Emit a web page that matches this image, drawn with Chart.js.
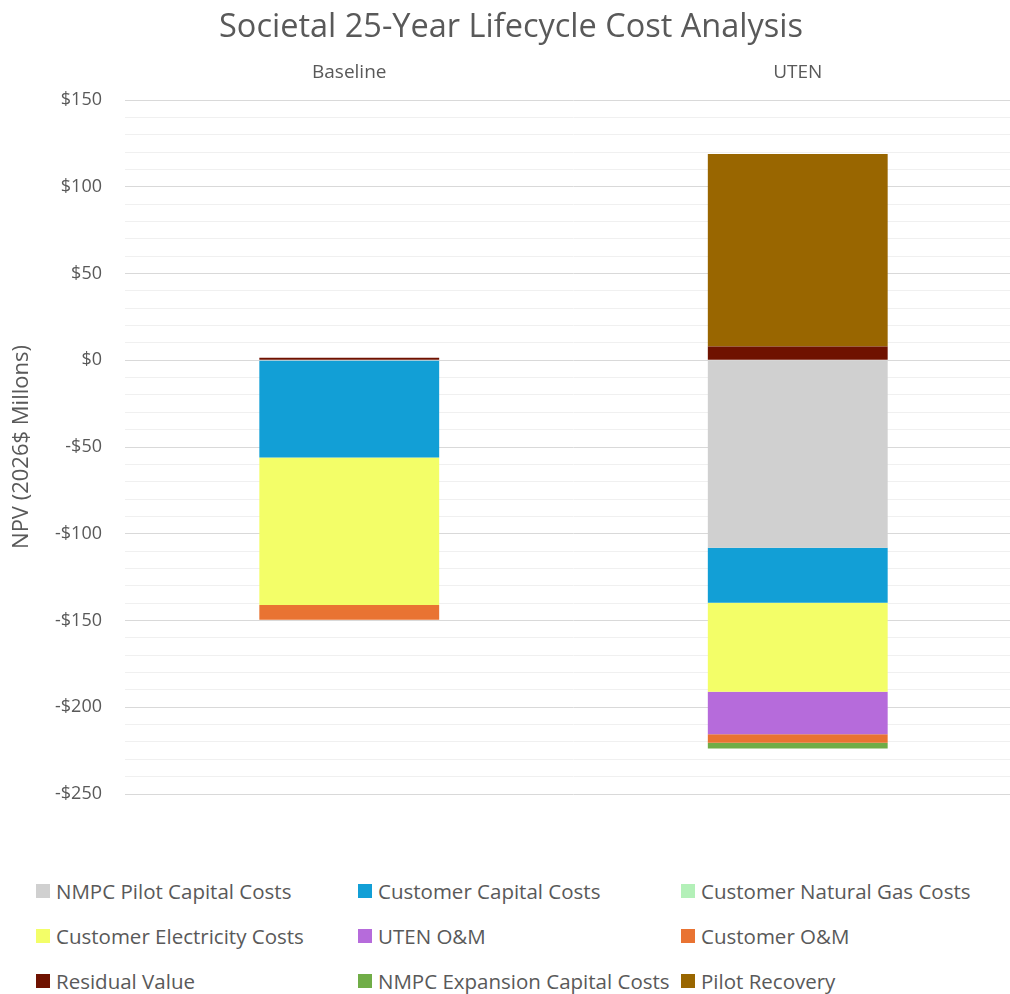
<!DOCTYPE html>
<html>
<head>
<meta charset="utf-8">
<script src="https://cdn.jsdelivr.net/npm/chart.js@4.4.1/dist/chart.umd.min.js"></script>
<style>
  html, body { margin: 0; padding: 0; background: #ffffff; overflow: hidden; }
  body { width: 1010px; height: 994px; position: relative; }
  #wrap { position: absolute; left: 0; top: 0; width: 1022px; height: 830px; }
  .lg { position: absolute; display: flex; align-items: center; font-family: "Open Sans", sans-serif; font-size: 20.5px; color: #595959; white-space: nowrap; }
  .lg .sw { width: 14px; height: 14px; margin-right: 6px; flex: none; }
</style>
</head>
<body>
<div id="wrap"><canvas id="c" width="1022" height="830"></canvas></div>
<div id="legend"></div>
<script>
const categories = ["Baseline", "UTEN"];
const seriesNames = [
  "NMPC Pilot Capital Costs", "Customer Capital Costs", "Customer Natural Gas Costs",
  "Customer Electricity Costs", "UTEN O&M", "Customer O&M",
  "Residual Value", "NMPC Expansion Capital Costs", "Pilot Recovery"
];
const nmpcPilotCapital   = [0, -108];
const customerCapital    = [-56, -31.7];
const customerNaturalGas = [0, 0];
const customerElectricity= [-85, -51.4];
const utenOM             = [0, -24.4];
const customerOM         = [-8.5, -5];
const residualValue      = [1.5, 7.9];
const nmpcExpansion      = [0, -3.3];
const pilotRecovery      = [0, 111];
const seriesColors = ["#d0d0d0", "#129fd6", "#b3f0b8", "#f3fe68", "#b66bdb", "#e97332", "#6f1200", "#70ad47", "#996600"];
const yTickLabelsAt = [150, 100, 50, 0, -50, -100, -150, -200, -250];

const seriesValues = [nmpcPilotCapital, customerCapital, customerNaturalGas, customerElectricity,
  utenOM, customerOM, residualValue, nmpcExpansion, pilotRecovery];

const FONT = '"Open Sans", sans-serif';
const GREY = '#595959';

function fmt(v) { return v < 0 ? '-$' + Math.abs(v) : '$' + v; }

new Chart(document.getElementById('c'), {
  type: 'bar',
  data: {
    labels: categories,
    datasets: seriesNames.map((n, i) => ({
      label: n,
      data: seriesValues[i],
      backgroundColor: seriesColors[i],
      borderWidth: 0,
      barPercentage: 1.0,
      categoryPercentage: 0.401
    }))
  },
  options: {
    responsive: false,
    animation: false,
    layout: { padding: { left: 0, right: 0, top: 0, bottom: 36 } },
    plugins: {
      legend: { display: false },
      tooltip: { enabled: false },
      title: {
        display: true,
        text: 'Societal 25-Year Lifecycle Cost Analysis',
        color: GREY,
        font: { family: FONT, size: 32.5, weight: 'normal' },
        padding: { top: 8, bottom: 0 }
      }
    },
    scales: {
      x: {
        position: 'top',
        stacked: true,
        grid: { display: false, drawTicks: false },
        border: { display: false },
        ticks: { color: GREY, font: { family: FONT, size: 19 }, padding: 16 },
        afterFit: (s) => { s.height = 53; }
      },
      y: {
        stacked: true,
        min: -250,
        max: 150,
        border: { display: false },
        grid: {
          drawTicks: false,
          color: (ctx) => (ctx.tick && yTickLabelsAt.includes(ctx.tick.value)) ? '#d9d9d9' : '#f0f0f0',
          lineWidth: 1
        },
        ticks: {
          stepSize: 10,
          autoSkip: false,
          color: GREY,
          font: { family: FONT, size: 18 },
          padding: 23,
          callback: (v) => yTickLabelsAt.includes(v) ? fmt(v) : ''
        },
        title: {
          display: true,
          text: 'NPV (2026$ Millons)',
          color: GREY,
          font: { family: FONT, size: 22 },
          padding: { top: 9, bottom: 0 }
        },
        afterFit: (s) => { s.width = 125; }
      }
    }
  }
});

const legend = document.getElementById('legend');
const colX = [36, 358, 681];
const rowY = [891, 936, 981];
seriesNames.forEach((n, i) => {
  const d = document.createElement('div');
  d.className = 'lg';
  d.style.left = colX[i % 3] + 'px';
  d.style.top = (rowY[Math.floor(i / 3)] - 14) + 'px';
  d.style.height = '28px';
  const sw = document.createElement('span');
  sw.className = 'sw';
  sw.style.background = seriesColors[i];
  const t = document.createElement('span');
  t.textContent = n;
  d.appendChild(sw);
  d.appendChild(t);
  legend.appendChild(d);
});
</script>
</body>
</html>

________

_REQUIRED TASK:_ Go through the listing above and write it out again exactly, dropping the pictures.

_SOLUTION:_
Emit a web page that matches this image, drawn with Chart.js.
<!DOCTYPE html>
<html>
<head>
<meta charset="utf-8">
<script src="https://cdn.jsdelivr.net/npm/chart.js@4.4.1/dist/chart.umd.min.js"></script>
<style>
  html, body { margin: 0; padding: 0; background: #ffffff; overflow: hidden; }
  body { width: 1010px; height: 994px; position: relative; }
  #wrap { position: absolute; left: 0; top: 0; width: 1022px; height: 830px; }
  .lg { position: absolute; display: flex; align-items: center; font-family: "Open Sans", sans-serif; font-size: 20.5px; color: #595959; white-space: nowrap; }
  .lg .sw { width: 14px; height: 14px; margin-right: 6px; flex: none; }
</style>
</head>
<body>
<div id="wrap"><canvas id="c" width="1022" height="830"></canvas></div>
<div id="legend"></div>
<script>
const categories = ["Baseline", "UTEN"];
const seriesNames = [
  "NMPC Pilot Capital Costs", "Customer Capital Costs", "Customer Natural Gas Costs",
  "Customer Electricity Costs", "UTEN O&M", "Customer O&M",
  "Residual Value", "NMPC Expansion Capital Costs", "Pilot Recovery"
];
const nmpcPilotCapital   = [0, -108];
const customerCapital    = [-56, -31.7];
const customerNaturalGas = [0, 0];
const customerElectricity= [-85, -51.4];
const utenOM             = [0, -24.4];
const customerOM         = [-8.5, -5];
const residualValue      = [1.5, 7.9];
const nmpcExpansion      = [0, -3.3];
const pilotRecovery      = [0, 111];
const seriesColors = ["#d0d0d0", "#129fd6", "#b3f0b8", "#f3fe68", "#b66bdb", "#e97332", "#6f1200", "#70ad47", "#996600"];
const yTickLabelsAt = [150, 100, 50, 0, -50, -100, -150, -200, -250];

const seriesValues = [nmpcPilotCapital, customerCapital, customerNaturalGas, customerElectricity,
  utenOM, customerOM, residualValue, nmpcExpansion, pilotRecovery];

const FONT = '"Open Sans", sans-serif';
const GREY = '#595959';

function fmt(v) { return v < 0 ? '-$' + Math.abs(v) : '$' + v; }

new Chart(document.getElementById('c'), {
  type: 'bar',
  data: {
    labels: categories,
    datasets: seriesNames.map((n, i) => ({
      label: n,
      data: seriesValues[i],
      backgroundColor: seriesColors[i],
      borderWidth: 0,
      barPercentage: 1.0,
      categoryPercentage: 0.401
    }))
  },
  options: {
    responsive: false,
    animation: false,
    layout: { padding: { left: 0, right: 0, top: 0, bottom: 36 } },
    plugins: {
      legend: { display: false },
      tooltip: { enabled: false },
      title: {
        display: true,
        text: 'Societal 25-Year Lifecycle Cost Analysis',
        color: GREY,
        font: { family: FONT, size: 32.5, weight: 'normal' },
        padding: { top: 8, bottom: 0 }
      }
    },
    scales: {
      x: {
        position: 'top',
        stacked: true,
        grid: { display: false, drawTicks: false },
        border: { display: false },
        ticks: { color: GREY, font: { family: FONT, size: 19 }, padding: 16 },
        afterFit: (s) => { s.height = 53; }
      },
      y: {
        stacked: true,
        min: -250,
        max: 150,
        border: { display: false },
        grid: {
          drawTicks: false,
          color: (ctx) => (ctx.tick && yTickLabelsAt.includes(ctx.tick.value)) ? '#d9d9d9' : '#f0f0f0',
          lineWidth: 1
        },
        ticks: {
          stepSize: 10,
          autoSkip: false,
          color: GREY,
          font: { family: FONT, size: 18 },
          padding: 23,
          callback: (v) => yTickLabelsAt.includes(v) ? fmt(v) : ''
        },
        title: {
          display: true,
          text: 'NPV (2026$ Millons)',
          color: GREY,
          font: { family: FONT, size: 22 },
          padding: { top: 9, bottom: 0 }
        },
        afterFit: (s) => { s.width = 125; }
      }
    }
  }
});

const legend = document.getElementById('legend');
const colX = [36, 358, 681];
const rowY = [891, 936, 981];
seriesNames.forEach((n, i) => {
  const d = document.createElement('div');
  d.className = 'lg';
  d.style.left = colX[i % 3] + 'px';
  d.style.top = (rowY[Math.floor(i / 3)] - 14) + 'px';
  d.style.height = '28px';
  const sw = document.createElement('span');
  sw.className = 'sw';
  sw.style.background = seriesColors[i];
  const t = document.createElement('span');
  t.textContent = n;
  d.appendChild(sw);
  d.appendChild(t);
  legend.appendChild(d);
});
</script>
</body>
</html>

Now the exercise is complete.